Does art need to make a statement? Not really. The artist could have been merely thinking, "Wow, that field of dandelions is beautiful. I think I'll take a picture of it."

I don't know how many times I've walked through the Art Festival in Piedmont Park and had the words of Teddy Roosevelt go through my head: "If that's art, then I'm a Hottentot." Well, at least I think that he said that.

So, who defines art? Is it the artist or does art exist in the eye and other senses of the beholder?

trish said...

"Food must maintain a certain dynamic of attractive and flavorful*ness* in order to be acceptable as food."

I think that what makes it acceptable as food is the degree of hunger of the person looking at it. If I was hungry enough, or in starvation mode, I'd eat the food with the shit dome. Heck, I might even eat shit, although that might be bad for my health. So food has two functions - nourish the body (prevent starvation), and make your taste buds say YUM! (art comes into play here). It's still food if it tastes like shit, but still satisfies your hunger. But it may not be art if it tastes bad, and the chef didn't intend to fashion anything other than nourishment for the body.

I think you are talking about the issue of rules in art. You seem to suggest that most real art can break all the rules (or have no rules) and still be art. But perhaps you just aren't able to see the rule going on in someone's head when they make it.

I believe that food can be art. But it can also be just another way to satisfy your hunger, as in the example I presented above. When in starvation mode, the food is still food (e.g. nourishment for the body), but rules, such as how much garlic you added, can be thrown out.

Take music. Most people consider music a form of art. Musicians generally carefully manipulate the rules (like harmony, disonance, etc.) to make their version of art. But I have listened to music that seems to throw out all the rules and sounds downright terrible. In that case, either I can't discern the artistry of the musician, or the musician needs to get better, or the musician was merely making sound, and not music (art).

skullface said...

Ha!

I have to admit I like this statement from theron in relation to food. That is how I feel about making food for other people to eat:

"Art is that process of taking rudimentary elements in an attempt to evoke a meaningful response."

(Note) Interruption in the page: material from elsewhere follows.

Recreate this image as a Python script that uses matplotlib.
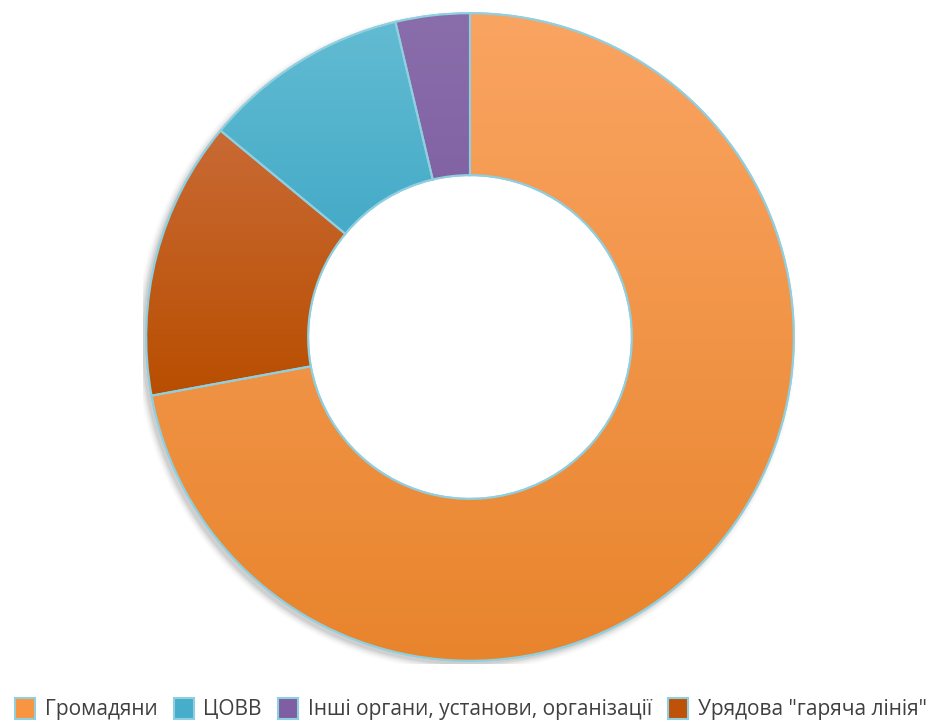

All that aside, reading your two blogs projects a slight misunderstanding somewhere in there. Franklin's argument is that the creation or building of food and art is similar, while Samuel's is that food is not art. I tend to agree that, while dishes can be beautifully presented, food is not art. Yet I also agree and appreciate that (the making of) food is like (the making of) art. Also, I get really passionate about food, much in the same way I get about art, though, I would not say the food "moves" me, whereas, with art, I have most certainly been moved to tears on more than a few occasions.

Ren Allen said...

I don't think this is an either/or argument. It's setting up a false dichotomy to argue whether food is art or not.

It CAN be. If you're talking just the edible stuff, even that CAN be. It all depends on how the person is approaching it and what the desired outcome is.

I'm not a chef, but I am an artist and all I know is when a really artful dish is placed in front of me I DO think "wow, that's a work of art"...

Everything is art.
It's about the way we choose to see it I suppose.